El equipo nacional vivió en carne propia esa cuota de injusticia que suele ser propia de este deporte, que no se da –por ejemplo– en el básquetbol, donde el que mejor juega es, seguramente, el que gana.
A juzgar por lo que pudimos ver por las pantallas de TV, la Argentina dispuso de ocasiones de gol en proporción de 3 a 1 respecto de su rival, mereció sin duda ganar el partido en el tiempo reglamentario, y lo estaba logrando hasta la desafortunada jugada del segundo minuto de descuento.

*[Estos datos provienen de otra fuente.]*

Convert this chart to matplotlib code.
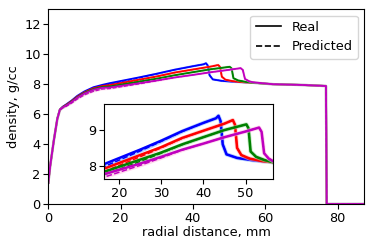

Y lo estaba consiguiendo porque –a diferencia de Brasil y a pesar de algún cambio inicial sobre cuya oportunidad puede discutirse, pero que en modo alguno tiene un gramo de responsabilidad sobre el resultado global– la Argentina fue el único equipo que en esta Copa América supo reunir dos valores que en fútbol de hoy suelen estar divorciados.
Victoria y protagonismo.
Le sucedió durante casi toda la Copa, a excepción del partido contra México y ayer. La Selección eligió un planteo que parece haber pasado de moda, a caballo de la voluntad imperante en el fútbol actual, esa que pone todas las fichas en el tapete verde donde dice “no perder” antes que tirarlas a ganador. Bielsa y los jugadores, o al revés, o como fuere, prefirieron siempre asumir el protagonismo de los partidos como señal de tránsito hacia el arco rival.

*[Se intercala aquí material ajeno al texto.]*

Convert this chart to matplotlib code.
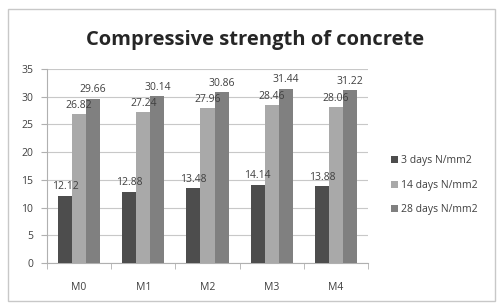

Aunque se le cerraran los espacios hacia el gol, aunque la victoria resultara más sufrida, aunque tardara en concretarse.

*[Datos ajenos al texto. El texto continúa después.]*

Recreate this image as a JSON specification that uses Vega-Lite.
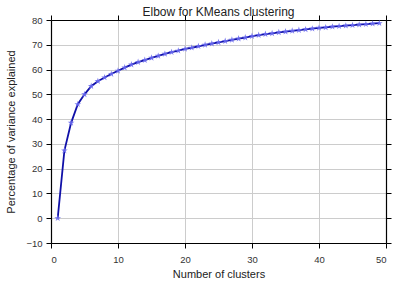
{
  "$schema": "https://vega.github.io/schema/vega-lite/v6.json",
  "autosize": "none",
  "padding": {"left": 51, "top": 20, "right": 12, "bottom": 44},
  "width": 335,
  "height": 223,
  "background": "white",
  "title": {"text": "Elbow for KMeans clustering", "font": "Liberation Sans", "fontSize": 12, "fontWeight": "normal", "color": "#222222", "offset": -4},
  "config": {
    "view": {"stroke": null},
    "axis": {"labelFont": "Liberation Sans", "titleFont": "Liberation Sans", "labelFontSize": 9.5, "titleFontSize": 11, "titleFontWeight": "normal", "labelColor": "#333333", "titleColor": "#222222", "domainColor": "#000000", "tickColor": "#000000", "tickSize": 5, "gridColor": "#cccccc", "gridWidth": 1, "domainWidth": 1.2}
  },
  "data": {"values": [
    {"k": 1, "v": 0}, {"k": 2, "v": 27.3}, {"k": 3, "v": 38.5}, {"k": 4, "v": 46}, {"k": 5, "v": 50},
    {"k": 6, "v": 53.3}, {"k": 7, "v": 55.3}, {"k": 8, "v": 56.8}, {"k": 9, "v": 58.2}, {"k": 10, "v": 59.5},
    {"k": 11, "v": 60.8}, {"k": 12, "v": 62}, {"k": 13, "v": 63}, {"k": 14, "v": 63.8}, {"k": 15, "v": 64.7},
    {"k": 16, "v": 65.5}, {"k": 17, "v": 66.3}, {"k": 18, "v": 67}, {"k": 19, "v": 67.6}, {"k": 20, "v": 68.3},
    {"k": 21, "v": 68.8}, {"k": 22, "v": 69.4}, {"k": 23, "v": 70}, {"k": 24, "v": 70.5}, {"k": 25, "v": 71},
    {"k": 26, "v": 71.5}, {"k": 27, "v": 72}, {"k": 28, "v": 72.5}, {"k": 29, "v": 72.9}, {"k": 30, "v": 73.5},
    {"k": 31, "v": 73.9}, {"k": 32, "v": 74.3}, {"k": 33, "v": 74.6}, {"k": 34, "v": 75}, {"k": 35, "v": 75.3},
    {"k": 36, "v": 75.6}, {"k": 37, "v": 75.9}, {"k": 38, "v": 76.2}, {"k": 39, "v": 76.5}, {"k": 40, "v": 76.8},
    {"k": 41, "v": 77}, {"k": 42, "v": 77.3}, {"k": 43, "v": 77.5}, {"k": 44, "v": 77.7}, {"k": 45, "v": 77.9},
    {"k": 46, "v": 78.1}, {"k": 47, "v": 78.3}, {"k": 48, "v": 78.5}, {"k": 49, "v": 78.7}
  ]},
  "layer": [
    {
      "mark": {"type": "line", "color": "#1010a8", "strokeWidth": 1.8},
      "encoding": {
        "x": {"field": "k", "type": "quantitative", "scale": {"domain": [0, 50], "nice": false}, "axis": {"title": "Number of clusters", "values": [0, 10, 20, 30, 40, 50], "labelPadding": 6, "titlePadding": 5}},
        "y": {"field": "v", "type": "quantitative", "scale": {"domain": [-10, 80], "nice": false}, "axis": {"title": "Percentage of variance explained", "values": [-10, 0, 10, 20, 30, 40, 50, 60, 70, 80], "labelPadding": 4, "titlePadding": 9}}
      }
    },
    {
      "mark": {"type": "point", "shape": "M0,-1L0.2245,-0.309L0.951,-0.309L0.363,0.118L0.588,0.809L0,0.382L-0.588,0.809L-0.363,0.118L-0.951,-0.309L-0.2245,-0.309Z", "filled": true, "color": "#6a6af0", "size": 50, "opacity": 0.9},
      "encoding": {
        "x": {"field": "k", "type": "quantitative", "axis": {"orient": "top", "labels": false, "title": null, "grid": false, "values": [0, 10, 20, 30, 40, 50]}},
        "y": {"field": "v", "type": "quantitative", "axis": {"orient": "right", "labels": false, "title": null, "grid": false, "values": [-10, 0, 10, 20, 30, 40, 50, 60, 70, 80]}}
      }
    }
  ],
  "resolve": {"axis": {"x": "independent", "y": "independent"}}
}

Casi siempre se le dio. Especialmente contra Ecuador y, sobre todo, contra Colombia. Consciente de la carga de un prestigio histórico que defender (ése que, en palabras del Coco Basile, había que defender “hasta en los amistosos”) y dotado con una convicción fabulosa en un medio calculado y calculador, que cada tanto lo incita a jugar como, por ejemplo, jugó Brasil ayer, regalando la pelota y el terreno para jugar agazapado a la espera de un contragolpe salvador.
Por supuesto, los brasileños celebran este título sin importarles que el equipo haya ganado semifinal y final por penales. Eso es anecdótico. Allá Brasil, que insiste con Carlos Parreira como entrenador, un “ganador” que prefiere desandar otro camino para sacar resultados.
La caída de ayer no puede poner en tela de juicio la actuación del equipo, su actitud y sus premisas para pararse en el campo. No puede utilizarse para desatar una cuenta regresiva, ni computarse como punto de inflexión. Aunque el hincha común ya no tolere más la derrota.
Jugando como jugó en Perú, aunque parezca mentira, la Selección siempre tendrá más chances de ganar.
¿No habrá sido que pagamos, en ese minuto fatal del descuento, la factura divina por aquel pelotazo de Rensenbrink en el palo? ¿O fue por la genial travesura turinesa de Caniggia?